Ingredients
Scale
- 3 cups (about 400g) whole almonds (I recommend roasted and lightly salted)
- optional as needed: 2 teaspoons avocado oil, light olive oil, or melted coconut oil
Instructions
- Begin by placing whole almonds into a food processor with at least 750-watt power.
- Pulse the almonds until they turn from whole to a coarse meal, then crumbly, then finely ground, and finally, smooth. Remember to pause every couple of minutes to scrape down the bowl and allow the motor to rest. This process will take about 10–15 minutes, or longer depending on your food processor's strength.

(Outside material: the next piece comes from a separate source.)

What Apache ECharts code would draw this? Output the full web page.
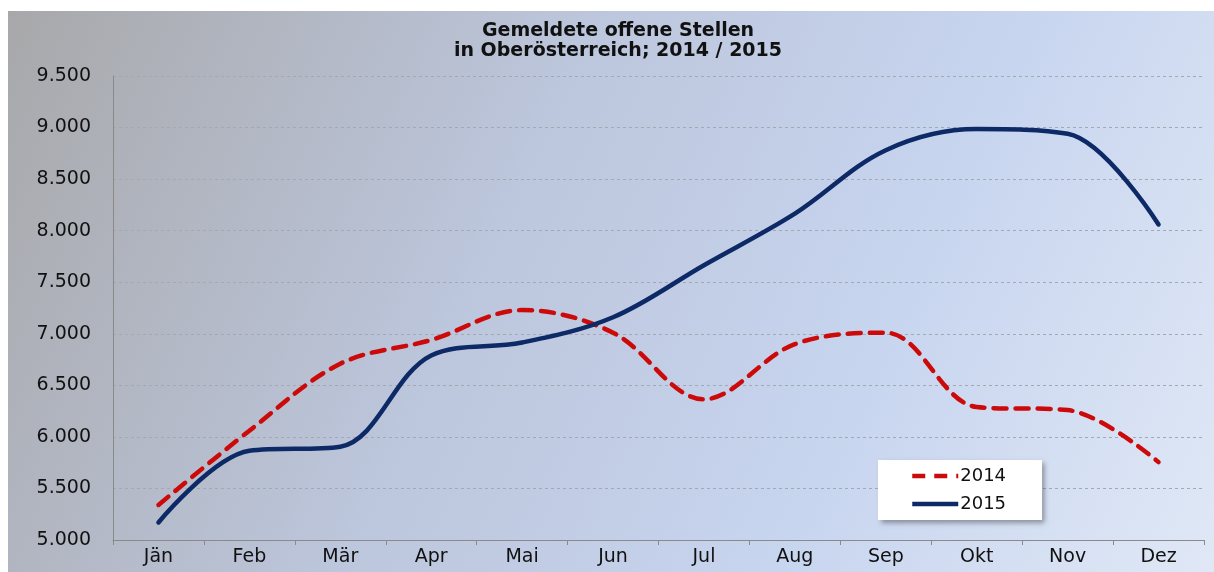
<!DOCTYPE html>
<html>
<head>
<meta charset="utf-8">
<script src="https://cdn.jsdelivr.net/npm/echarts@6/dist/echarts.min.js"></script>
<style>
  html, body { margin: 0; padding: 0; background: #fff; }
  #main { width: 1214px; height: 572px; }
</style>
</head>
<body>
<div id="main"></div>
<script>
var dom = document.getElementById("main");
var myChart = echarts.init(dom);

// Daten
var months = ['Jän', 'Feb', 'Mär', 'Apr', 'Mai', 'Jun', 'Jul', 'Aug', 'Sep', 'Okt', 'Nov', 'Dez'];
var values2014 = [5340, 6060, 6710, 6940, 7230, 7010, 6365, 6900, 7010, 6290, 6260, 5755];
var values2015 = [5170, 5865, 5905, 6790, 6915, 7160, 7665, 8165, 8780, 8985, 8940, 8060];
var yMin = 5000, yMax = 9500, yStep = 500;

function fmt(v) {
    var s = String(Math.round(v));
    return s.replace(/\B(?=(\d{3})+(?!\d))/g, '.');
}

var font = 'DejaVu Sans, Liberation Sans, sans-serif';

var option = {
    animation: false,
    textStyle: { fontFamily: font },
    graphic: [{
        type: 'rect',
        z: -10,
        silent: true,
        shape: { x: 8, y: 11, width: 1206, height: 561 },
        style: {
            fill: new echarts.graphic.LinearGradient(0, 0, 1, 1, [
                { offset: 0, color: '#a8a8aa' },
                { offset: 0.4, color: '#bcc6dc' },
                { offset: 0.7, color: '#c8d5ef' },
                { offset: 1, color: '#e0e8f6' }
            ])
        }
    }],
    title: {
        text: 'Gemeldete offene Stellen\nin Oberösterreich; 2014 / 2015',
        left: 613,
        textAlign: 'center',
        top: 16,
        textStyle: {
            fontFamily: font,
            fontSize: 19,
            fontWeight: 'bold',
            lineHeight: 20,
            color: '#111'
        }
    },
    legend: {
        orient: 'vertical',
        left: 878,
        top: 460,
        padding: [7, 36, 7, 32],
        itemGap: 10,
        itemWidth: 46,
        itemHeight: 20,
        backgroundColor: '#ffffff',
        shadowColor: 'rgba(0,0,0,0.35)',
        shadowBlur: 5,
        shadowOffsetX: 3,
        shadowOffsetY: 3,
        itemStyle: { opacity: 0 },
        lineStyle: { width: 4.5, cap: 'butt' },
        textStyle: { fontFamily: font, fontSize: 18, color: '#111', padding: [0, 0, 0, -3] },
        data: ['2014', '2015']
    },
    grid: { left: 113, right: 10, top: 76, bottom: 32, containLabel: false },
    xAxis: {
        type: 'category',
        data: months,
        boundaryGap: true,
        axisLine: { lineStyle: { color: '#8a8a8a', width: 1 } },
        axisTick: { show: true, length: 5, lineStyle: { color: '#8a8a8a' } },
        axisLabel: { fontFamily: font, fontSize: 19, color: '#111', margin: 8 }
    },
    yAxis: {
        type: 'value',
        min: yMin,
        max: yMax,
        interval: yStep,
        axisLine: { show: true, lineStyle: { color: '#8a8a8a', width: 1 } },
        axisTick: { show: false },
        axisLabel: { fontFamily: font, fontSize: 19, color: '#111', margin: 22, formatter: fmt },
        splitLine: { show: true, lineStyle: { color: '#a4a8b0', type: [3, 3], width: 1 } }
    },
    series: [{
        name: '2014',
        type: 'line',
        data: values2014,
        smooth: 0.35,
        symbol: 'none',
        color: '#cc0a0a',
        lineStyle: { color: '#cc0a0a', width: 4.5, type: [13, 9], cap: 'round' }
    }, {
        name: '2015',
        type: 'line',
        data: values2015,
        smooth: 0.35,
        symbol: 'none',
        color: '#0d2a66',
        lineStyle: { color: '#0d2a66', width: 4.5, cap: 'round' }
    }]
};
myChart.setOption(option);
window.addEventListener("resize", function () {
    myChart.resize();
});
</script>
</body>
</html>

- If the almonds aren't blending well, add up to 2 teaspoons of your chosen oil and continue processing until smooth.
- Once smooth, transfer the almond butter to a jar or container and leave it uncovered for at least 1 hour to cool before sealing it. Store in the refrigerator for up to 1 month.
Notes
Make sure your food processor is powerful enough, as this recipe requires a good motor.
Feel free to experiment with flavored oils for different tastes.
For a sweeter touch, consider adding honey or maple syrup after blending.
Nutrition
- Serving Size: 2 tbsp
- Calories: 200
- Sugar: 1g
- Sodium: 0mg
- Fat: 18g
- Saturated Fat: 1g
- Unsaturated Fat: 16g
- Trans Fat: 0g
- Carbohydrates: 7g
- Fiber: 4g
- Protein: 7g
- Cholesterol: 0mg
Nutritional information is an estimate. The nutritional values for your final dish may vary based on measuring differences and products used.